It would appear that the South African Competition Commission (the Commission) continues with its robust approach to horizontal mergers as it has recently recommended that Pepkor’s sale of the Building Company (BUCO) for 1.1 billion rand to Cashbuild be blocked. The Commission argues that the merger will create a dominant supplier of building material and related products in many townships and would post merger be able to use its buyer power to squeeze the margins of its suppliers.

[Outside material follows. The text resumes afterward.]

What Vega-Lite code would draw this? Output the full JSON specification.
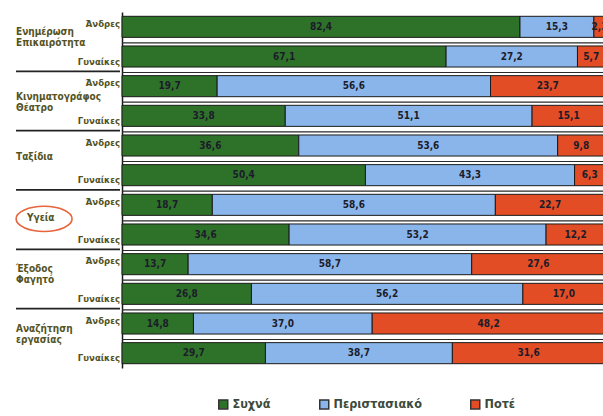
{
  "$schema": "https://vega.github.io/schema/vega-lite/v6.json",
  "padding": {"left": 12, "top": 12, "right": 0, "bottom": 0},
  "background": "white",
  "config": {
    "view": {"stroke": null},
    "font": "Liberation Sans Narrow, DejaVu Sans Condensed, sans-serif",
    "concat": {"spacing": 0}
  },
  "data": {
    "values": [
      {"cat": "Ενημέρωση Επικαιρότητα", "g": "Άνδρες", "s": "Συχνά", "v": 82.4},
      {"cat": "Ενημέρωση Επικαιρότητα", "g": "Άνδρες", "s": "Περιστασιακό", "v": 15.3},
      {"cat": "Ενημέρωση Επικαιρότητα", "g": "Άνδρες", "s": "Ποτέ", "v": 2.3},
      {"cat": "Ενημέρωση Επικαιρότητα", "g": "Γυναίκες", "s": "Συχνά", "v": 67.1},
      {"cat": "Ενημέρωση Επικαιρότητα", "g": "Γυναίκες", "s": "Περιστασιακό", "v": 27.2},
      {"cat": "Ενημέρωση Επικαιρότητα", "g": "Γυναίκες", "s": "Ποτέ", "v": 5.7},
      {"cat": "Κινηματογράφος Θέατρο", "g": "Άνδρες", "s": "Συχνά", "v": 19.7},
      {"cat": "Κινηματογράφος Θέατρο", "g": "Άνδρες", "s": "Περιστασιακό", "v": 56.6},
      {"cat": "Κινηματογράφος Θέατρο", "g": "Άνδρες", "s": "Ποτέ", "v": 23.7},
      {"cat": "Κινηματογράφος Θέατρο", "g": "Γυναίκες", "s": "Συχνά", "v": 33.8},
      {"cat": "Κινηματογράφος Θέατρο", "g": "Γυναίκες", "s": "Περιστασιακό", "v": 51.1},
      {"cat": "Κινηματογράφος Θέατρο", "g": "Γυναίκες", "s": "Ποτέ", "v": 15.1},
      {"cat": "Ταξίδια", "g": "Άνδρες", "s": "Συχνά", "v": 36.6},
      {"cat": "Ταξίδια", "g": "Άνδρες", "s": "Περιστασιακό", "v": 53.6},
      {"cat": "Ταξίδια", "g": "Άνδρες", "s": "Ποτέ", "v": 9.8},
      {"cat": "Ταξίδια", "g": "Γυναίκες", "s": "Συχνά", "v": 50.4},
      {"cat": "Ταξίδια", "g": "Γυναίκες", "s": "Περιστασιακό", "v": 43.3},
      {"cat": "Ταξίδια", "g": "Γυναίκες", "s": "Ποτέ", "v": 6.3},
      {"cat": "Υγεία", "g": "Άνδρες", "s": "Συχνά", "v": 18.7},
      {"cat": "Υγεία", "g": "Άνδρες", "s": "Περιστασιακό", "v": 58.6},
      {"cat": "Υγεία", "g": "Άνδρες", "s": "Ποτέ", "v": 22.7},
      {"cat": "Υγεία", "g": "Γυναίκες", "s": "Συχνά", "v": 34.6},
      {"cat": "Υγεία", "g": "Γυναίκες", "s": "Περιστασιακό", "v": 53.2},
      {"cat": "Υγεία", "g": "Γυναίκες", "s": "Ποτέ", "v": 12.2},
      {"cat": "Έξοδος Φαγητό", "g": "Άνδρες", "s": "Συχνά", "v": 13.7},
      {"cat": "Έξοδος Φαγητό", "g": "Άνδρες", "s": "Περιστασιακό", "v": 58.7},
      {"cat": "Έξοδος Φαγητό", "g": "Άνδρες", "s": "Ποτέ", "v": 27.6},
      {"cat": "Έξοδος Φαγητό", "g": "Γυναίκες", "s": "Συχνά", "v": 26.8},
      {"cat": "Έξοδος Φαγητό", "g": "Γυναίκες", "s": "Περιστασιακό", "v": 56.2},
      {"cat": "Έξοδος Φαγητό", "g": "Γυναίκες", "s": "Ποτέ", "v": 17.0},
      {"cat": "Αναζήτηση εργασίας", "g": "Άνδρες", "s": "Συχνά", "v": 14.8},
      {"cat": "Αναζήτηση εργασίας", "g": "Άνδρες", "s": "Περιστασιακό", "v": 37.0},
      {"cat": "Αναζήτηση εργασίας", "g": "Άνδρες", "s": "Ποτέ", "v": 48.2},
      {"cat": "Αναζήτηση εργασίας", "g": "Γυναίκες", "s": "Συχνά", "v": 29.7},
      {"cat": "Αναζήτηση εργασίας", "g": "Γυναίκες", "s": "Περιστασιακό", "v": 38.7},
      {"cat": "Αναζήτηση εργασίας", "g": "Γυναίκες", "s": "Ποτέ", "v": 31.6}
    ]
  },
  "transform": [
    {"calculate": "datum.cat + '|' + datum.g", "as": "row"},
    {"calculate": "indexof(['Συχνά', 'Περιστασιακό', 'Ποτέ'], datum.s)", "as": "k"},
    {"stack": "v", "groupby": ["row"], "sort": [{"field": "k", "order": "ascending"}], "as": ["v0", "v1"]},
    {"calculate": "(datum.v0 + datum.v1) / 2", "as": "mid"},
    {"calculate": "replace(format(datum.v, '.1f'), '.', ',')", "as": "lbl"}
  ],
  "hconcat": [
    {
      "width": 104,
      "height": 356,
      "transform": [{"filter": "datum.k == 0"}],
      "layer": [
        {
          "transform": [{"filter": "datum.g == 'Γυναίκες' && datum.cat != 'Αναζήτηση εργασίας'"}],
          "mark": {"type": "rule", "color": "#222222", "strokeWidth": 1.8, "yOffset": 14.8},
          "encoding": {
            "y": {"field": "row", "type": "nominal", "axis": null,
              "scale": {"domain": [
                "Ενημέρωση Επικαιρότητα|Άνδρες", "Ενημέρωση Επικαιρότητα|Γυναίκες",
                "Κινηματογράφος Θέατρο|Άνδρες", "Κινηματογράφος Θέατρο|Γυναίκες",
                "Ταξίδια|Άνδρες", "Ταξίδια|Γυναίκες",
                "Υγεία|Άνδρες", "Υγεία|Γυναίκες",
                "Έξοδος Φαγητό|Άνδρες", "Έξοδος Φαγητό|Γυναίκες",
                "Αναζήτηση εργασίας|Άνδρες", "Αναζήτηση εργασίας|Γυναίκες"],
                "paddingInner": 0.29, "paddingOuter": 0.145}}
          }
        },
        {
          "transform": [{"filter": "datum.g == 'Άνδρες' && indexof(['Ενημέρωση Επικαιρότητα', 'Έξοδος Φαγητό', 'Αναζήτηση εργασίας'], datum.cat) >= 0"}],
          "mark": {"type": "text", "align": "left", "baseline": "middle", "dy": 5, "lineBreak": " ", "lineHeight": 11, "fontWeight": "bold", "fontSize": 10, "color": "#55531f"},
          "encoding": {
            "y": {"field": "row", "type": "nominal"},
            "x": {"datum": 0, "type": "quantitative", "scale": {"domain": [0, 1]}, "axis": null},
            "text": {"field": "cat"}
          }
        },
        {
          "transform": [{"filter": "datum.g == 'Άνδρες' && indexof(['Κινηματογράφος Θέατρο', 'Ταξίδια'], datum.cat) >= 0"}],
          "mark": {"type": "text", "align": "left", "baseline": "middle", "dy": 11, "lineBreak": " ", "lineHeight": 11, "fontWeight": "bold", "fontSize": 10, "color": "#55531f"},
          "encoding": {
            "y": {"field": "row", "type": "nominal"},
            "x": {"datum": 0, "type": "quantitative"},
            "text": {"field": "cat"}
          }
        },
        {
          "transform": [{"filter": "datum.g == 'Άνδρες' && datum.cat == 'Υγεία'"}],
          "mark": {"type": "text", "align": "left", "baseline": "middle", "dy": 13, "dx": 11, "fontWeight": "bold", "fontSize": 10, "color": "#55531f"},
          "encoding": {
            "y": {"field": "row", "type": "nominal"},
            "x": {"datum": 0, "type": "quantitative"},
            "text": {"field": "cat"}
          }
        },
        {
          "transform": [{"filter": "datum.g == 'Άνδρες' && datum.cat == 'Υγεία'"}],
          "mark": {"type": "point", "shape": "M-1,0A1,0.45,0,1,1,1,0A1,0.45,0,1,1,-1,0Z", "size": 3136, "filled": false, "stroke": "#e8643c", "strokeWidth": 1.6, "opacity": 1, "yOffset": 14},
          "encoding": {
            "y": {"field": "row", "type": "nominal"},
            "x": {"datum": 0.27, "type": "quantitative"}
          }
        },
        {
          "transform": [{"filter": "datum.g == 'Άνδρες'"}],
          "mark": {"type": "text", "align": "right", "baseline": "middle", "dy": -3, "fontWeight": "bold", "fontSize": 9.5, "color": "#55531f"},
          "encoding": {
            "y": {"field": "row", "type": "nominal"},
            "x": {"datum": 1, "type": "quantitative"},
            "text": {"field": "g"}
          }
        },
        {
          "transform": [{"filter": "datum.g == 'Γυναίκες'"}],
          "mark": {"type": "text", "align": "right", "baseline": "middle", "dy": 5, "fontWeight": "bold", "fontSize": 9.5, "color": "#55531f"},
          "encoding": {
            "y": {"field": "row", "type": "nominal"},
            "x": {"datum": 1, "type": "quantitative"},
            "text": {"field": "g"}
          }
        }
      ]
    },
    {
      "width": 483,
      "height": 356,
      "encoding": {
        "y": {"field": "row", "type": "nominal",
          "scale": {"domain": [
            "Ενημέρωση Επικαιρότητα|Άνδρες", "Ενημέρωση Επικαιρότητα|Γυναίκες",
            "Κινηματογράφος Θέατρο|Άνδρες", "Κινηματογράφος Θέατρο|Γυναίκες",
            "Ταξίδια|Άνδρες", "Ταξίδια|Γυναίκες",
            "Υγεία|Άνδρες", "Υγεία|Γυναίκες",
            "Έξοδος Φαγητό|Άνδρες", "Έξοδος Φαγητό|Γυναίκες",
            "Αναζήτηση εργασίας|Άνδρες", "Αναζήτηση εργασίας|Γυναίκες"],
            "paddingInner": 0.29, "paddingOuter": 0.145},
          "axis": {"title": null, "labels": false, "ticks": false, "domainColor": "#1a1a1a", "domainWidth": 1.5}}
      },
      "layer": [
        {
          "transform": [{"filter": "datum.k == 0 && datum.row != 'Αναζήτηση εργασίας|Γυναίκες'"}],
          "mark": {"type": "rule", "color": "#2a2a2a", "strokeWidth": 1.2, "yOffset": 16}
        },
        {
          "mark": {"type": "bar", "stroke": "#1a1a1a", "strokeWidth": 1},
          "encoding": {
            "x": {"field": "v0", "type": "quantitative", "scale": {"domain": [0, 100]}, "axis": null},
            "x2": {"field": "v1"},
            "color": {"field": "s", "type": "nominal",
              "scale": {"domain": ["Συχνά", "Περιστασιακό", "Ποτέ"], "range": ["#2e7229", "#8ab5ea", "#e24d25"]},
              "legend": {"orient": "none", "legendX": 201, "legendY": 386, "direction": "horizontal", "title": null, "symbolType": "square", "symbolSize": 81, "symbolStrokeColor": "#333333", "symbolStrokeWidth": 1.5, "labelFontSize": 12.5, "labelFontWeight": "bold", "labelColor": "#3c4a3c", "columnPadding": 45, "labelOffset": 3}}
          }
        },
        {
          "mark": {"type": "text", "fontWeight": "bold", "fontSize": 10, "color": "#1c1c2a", "baseline": "middle"},
          "encoding": {
            "x": {"field": "mid", "type": "quantitative"},
            "text": {"field": "lbl"}
          }
        }
      ]
    }
  ]
}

Since the recent amendment of the Competition Act it has become apparent that the Commission has also become increasingly more robust in introducing public interest considerations into its assessment of mergers. The Competition Act now explicitly requires the Competition Authorities to place equal weight on the public interest considerations and has also added certain additional public interest factors which the Competition Authorities are required to consider in assessing notified mergers. The two main areas which the Competition Authorities tend to focus on from a public interest perspective are (i) the potential impact on employment and (ii), in more recent times, the promotion of a greater spread of ownership, in particular to increase the levels of ownership by historically disadvantaged persons and workers in firms in the market.

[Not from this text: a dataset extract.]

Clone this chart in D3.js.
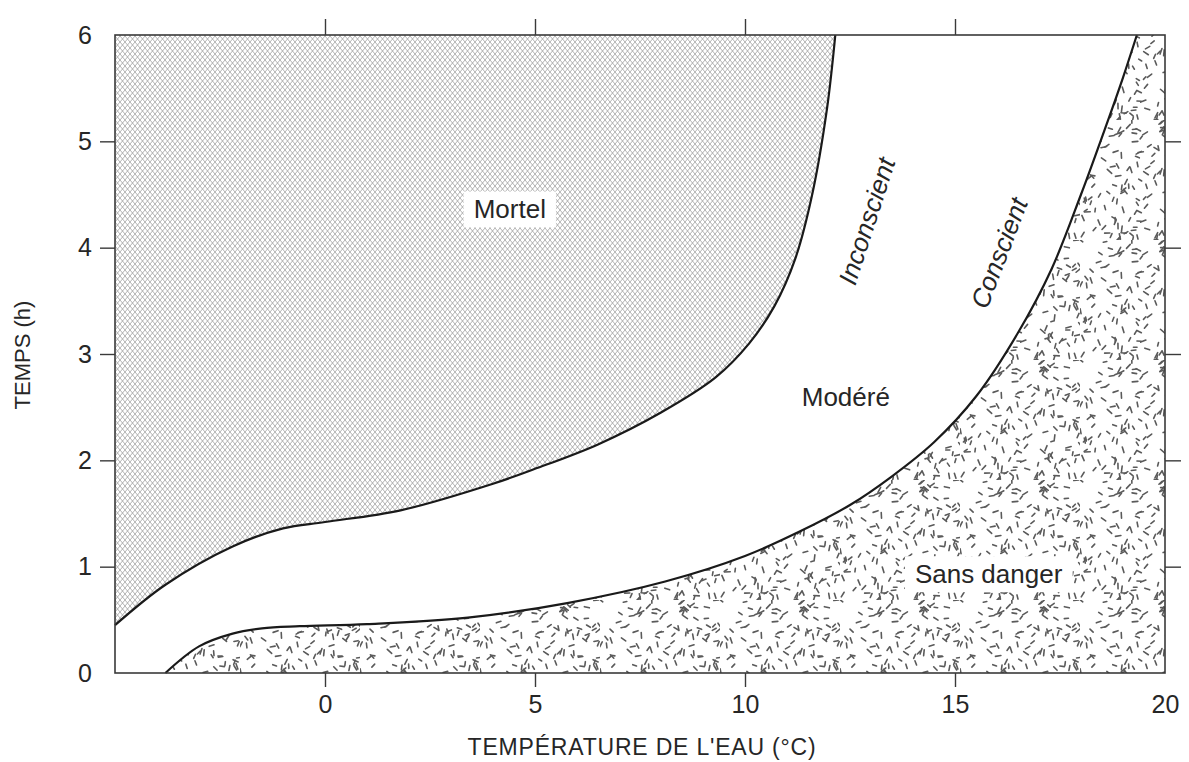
<!DOCTYPE html>
<html>
<head>
<meta charset="utf-8">
<script src="https://cdn.jsdelivr.net/npm/d3@7"></script>
<style>
  body { margin: 0; background: #fff; }
  svg text { font-family: "Liberation Sans", Arial, sans-serif; fill: #262626; }
</style>
</head>
<body>
<svg id="chart" width="1189" height="762"></svg>
<script>
// water temperature (°C) / time (h)
const mortelT = [-5, -3.8, -2.2, -1, 0, 1.8, 4, 5, 6.5, 8, 9.3, 10.1, 10.7, 11.2, 11.6, 11.95, 12.15];
const mortelH = [0.45, 0.83, 1.19, 1.36, 1.42, 1.53, 1.78, 1.92, 2.15, 2.45, 2.78, 3.1, 3.45, 3.9, 4.5, 5.3, 6];
const conscT = [-3.8, -3.0, -2.2, -1.5, -0.6, 1, 3.4, 5.8, 8.1, 10, 11.3, 12.5, 13.5, 14.5, 15.5, 16.5, 17.3, 18.0, 18.6, 19.0, 19.33];
const conscH = [0, 0.25, 0.37, 0.42, 0.44, 0.46, 0.52, 0.66, 0.86, 1.1, 1.33, 1.58, 1.85, 2.17, 2.6, 3.2, 3.8, 4.5, 5.15, 5.6, 6];
const xTicks = [0, 5, 10, 15, 20];
const yTicks = [0, 1, 2, 3, 4, 5, 6];
const zones = [
  {name: "Mortel", t: 4.4, h: 4.36, box: true},
  {name: "Modéré", t: 12.4, h: 2.6, box: false},
  {name: "Sans danger", t: 15.8, h: 0.93, box: true}
];
const edgeLabels = [
  {name: "Inconscient", t: 12.9, h: 4.25, angle: -72},
  {name: "Conscient", t: 16.05, h: 3.95, angle: -69}
];

const svg = d3.select("#chart");
const x = d3.scaleLinear().domain([-5, 20]).range([115, 1165]);
const y = d3.scaleLinear().domain([0, 6]).range([673, 35]);

// fill patterns
const defs = svg.append("defs");
const hatch = defs.append("pattern").attr("id", "hatch")
  .attr("patternUnits", "userSpaceOnUse").attr("width", 5).attr("height", 6);
hatch.append("path").attr("d", "M0,0L5,6M5,0L0,6M-2.5,3L0,0M5,6L7.5,3")
  .attr("stroke", "#9a9a9a").attr("stroke-width", 0.75).attr("fill", "none");

const dash = defs.append("pattern").attr("id", "dash")
  .attr("patternUnits", "userSpaceOnUse").attr("width", 120).attr("height", 120);
const rnd = d3.randomLcg(0.37);
const dashes = d3.range(190).map(() => ({cx: rnd() * 120, cy: rnd() * 120, a: rnd() * Math.PI, l: 3.5 + rnd() * 2.5}));
dash.selectAll("line").data(dashes).join("line")
  .attr("x1", d => d.cx - Math.cos(d.a) * d.l / 2)
  .attr("y1", d => d.cy - Math.sin(d.a) * d.l / 2)
  .attr("x2", d => d.cx + Math.cos(d.a) * d.l / 2)
  .attr("y2", d => d.cy + Math.sin(d.a) * d.l / 2)
  .attr("stroke", "#5a5a5a").attr("stroke-width", 1.6).attr("stroke-linecap", "round");

const upper = mortelT.map((t, i) => [t, mortelH[i]]);
const lower = conscT.map((t, i) => [t, conscH[i]]);

const line = d3.line().x(d => x(d[0])).y(d => y(d[1])).curve(d3.curveCatmullRom.alpha(0.5));

// zones
svg.append("path")
  .attr("d", line(upper) + `L${x(-5)},${y(6)}Z`)
  .attr("fill", "url(#hatch)");
svg.append("path")
  .attr("d", line(lower) + `L${x(20)},${y(6)}L${x(20)},${y(0)}Z`)
  .attr("fill", "url(#dash)");

// boundary curves
[upper, lower].forEach(pts => {
  svg.append("path").attr("d", line(pts))
    .attr("fill", "none").attr("stroke", "#1a1a1a").attr("stroke-width", 2.2);
});

// frame
svg.append("rect")
  .attr("x", x(-5)).attr("y", y(6))
  .attr("width", x(20) - x(-5)).attr("height", y(0) - y(6))
  .attr("fill", "none").attr("stroke", "#3a3a3a").attr("stroke-width", 1.6);

// axes
const fmt = d => String(d);
const gx = svg.append("g").attr("transform", `translate(0,${y(0)})`)
  .call(d3.axisBottom(x).tickValues(xTicks).tickSize(14).tickSizeOuter(0).tickPadding(8).tickFormat(fmt));
const gxTop = svg.append("g").attr("transform", `translate(0,${y(6)})`)
  .call(d3.axisTop(x).tickValues(xTicks.slice(0, 4)).tickSize(16).tickSizeOuter(0).tickFormat(""));
const gy = svg.append("g").attr("transform", `translate(${x(-5)},0)`)
  .call(d3.axisLeft(y).tickValues(yTicks).tickSize(15).tickSizeOuter(0).tickPadding(8).tickFormat(fmt));
const gyR = svg.append("g").attr("transform", `translate(${x(20)},0)`)
  .call(d3.axisRight(y).tickValues(yTicks.slice(1, 6)).tickSize(16).tickSizeOuter(0).tickFormat(""));

[gx, gxTop, gy, gyR].forEach(g => {
  g.select(".domain").remove();
  g.selectAll(".tick line").attr("stroke", "#3a3a3a").attr("stroke-width", 1.4);
  g.selectAll(".tick text").attr("font-size", 25).attr("fill", "#262626")
    .attr("font-family", "Liberation Sans, Arial, sans-serif");
});
gx.selectAll(".tick").filter(d => d === 20).select("line").remove();
gy.selectAll(".tick").filter(d => d === 0 || d === 6).select("line").remove();

// axis titles
svg.append("text").attr("x", 642).attr("y", 755).attr("text-anchor", "middle")
  .attr("font-size", 23).attr("letter-spacing", 0.8).text("TEMPÉRATURE DE L'EAU (°C)");
svg.append("text").attr("transform", `translate(30,355) rotate(-90)`).attr("text-anchor", "middle")
  .attr("font-size", 22).text("TEMPS (h)");

// zone labels
zones.forEach(z => {
  const g = svg.append("g").attr("transform", `translate(${x(z.t)},${y(z.h)})`);
  const t = g.append("text").attr("text-anchor", "middle").attr("dy", "0.35em")
    .attr("font-size", 26).text(z.name);
  if (z.box) {
    const b = t.node().getBBox();
    g.insert("rect", "text").attr("x", b.x - 10).attr("y", b.y - 3)
      .attr("width", b.width + 20).attr("height", b.height + 6).attr("fill", "#fff");
  }
});
edgeLabels.forEach(l => {
  svg.append("text")
    .attr("transform", `translate(${x(l.t)},${y(l.h)}) rotate(${l.angle})`)
    .attr("text-anchor", "middle").attr("dy", "0.35em")
    .attr("font-size", 26).attr("font-style", "italic").text(l.name);
});
</script>
</body>
</html>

Merger parties should also be cognisant of the importance of evidence based approaches to merger analyses and the fact that the Commission will be likely to scrutinise the public interest considerations involved in transactions. This is evident from recent transactions in which Nortons Inc was involved.
For example, the Commission recommended that the large merger between Senwes and Suidwes be prohibited. However, the merger parties were able to demonstrate through evidence based analysis that the merger would not substantially reduce competition and it was ultimately approved by the Competition Tribunal.
The WeBuyCars and Naspers merger was also recently prohibited due to the fact that the Competition Authorities concluded that the merger would have a negative effect on smaller players, such as Weelee.
Nortons Inc successfully represented the merger parties in the Senwes/Suidwes transaction and also the opposing party (Weelee) in opposing the WeBuyCars/Naspers merger.